The pattern can be seen most easily in the construction of a kaleidoscope. A
kaleidoscope is a very simple machine consisting of three parts:
- Colored bits of glass.
- Two mirrors that impose a regularity, or formal structure.
- A means of randomizing the arrangement.
These three parts show up in virtually every attempt to make
creative machines (of which the kaleidoscope is one example). They embody a
theory of creativity that is centuries old: that the random rearrangement of interesting
ideas or images along with an enforced logical structure is the way that our
minds are able to invent new objects.
Such machines are wonderful and fascinating in their own
right. One of the main purposes of this book is simply to gather many examples
of these machines and exhibit them together as examples of early efforts at
automating creativity.
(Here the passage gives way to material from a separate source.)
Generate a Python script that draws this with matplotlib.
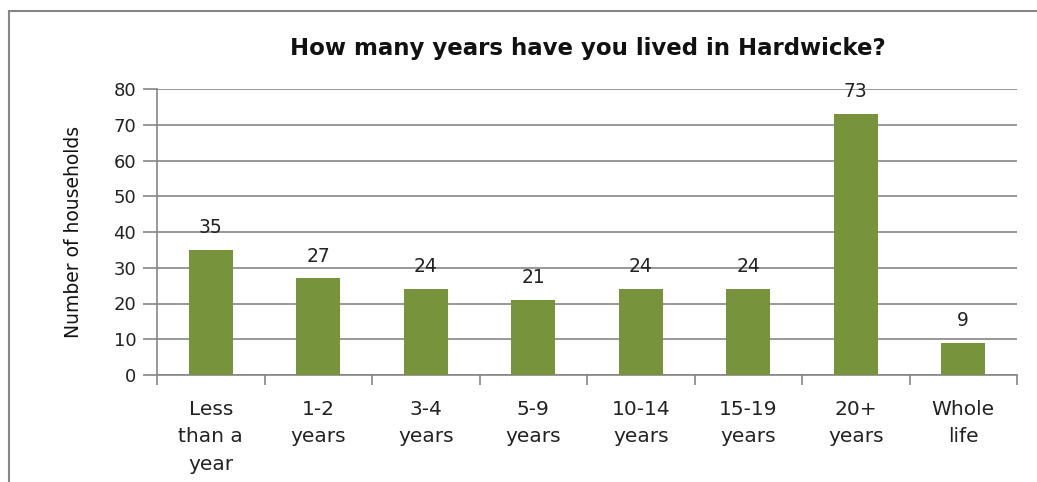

Because they fall in the cracks between art and science,
many of them have been nearly forgotten by both artists and scientists, and
this is a tragedy.
For all their beauty and intricacy, however, these machines
are ultimately unable to deliver on their promise of true, sustained creativity.
Eventually, the new images created by a kaleidoscope no longer have the power
to delight and intrigue. We come to see the theme behind the variations, and
each individual work no longer brings anything new to our understanding of that
theme. A machine that was truly creative would be able to find ways to keep
being new, and to be new in new ways.
No one has built such a machine. Despite the promise of evolutionary
algorithms and machine learning techniques, every attempt so far has eventually
petered out. After some initial surprises, all of these programs in the long
run end up coming up only with new variations on the same themes. No programs
have been run for year after year without human interference, coming up with
new creations that are enthusiastically exhibited and admired.
Probably the most famous program to create visual art is Harold
Cohen’s AARON. AARON’s work has been exhibited in major museums around the
world, and its output has been described as creative by both artists and
computer scientists. Each new painting created by AARON is original, and can be
surprising even to Mr. Cohen. Yet he feels that despite AARON’s success in the
art world, it is still not creative. The reason he feels this is that AARON is essentially
a kaleidoscope at heart. It has a model of a human figure, something like a
paper marionette. The pose of the model, the proportions of the limbs, the
placement on the page, the colors of the body segments, are all chosen randomly.
The random values have constraints that keep them within reasonable bounds. A
similar process generates plants and backgrounds for the scenes. Once all of
this has been placed, a separate routine traces the outline of these shapes in
a semi-random fashion. How is it, then, that so many people take AARON to be
creative? The answer is that the program
is taking advantage of certain very powerful illusions.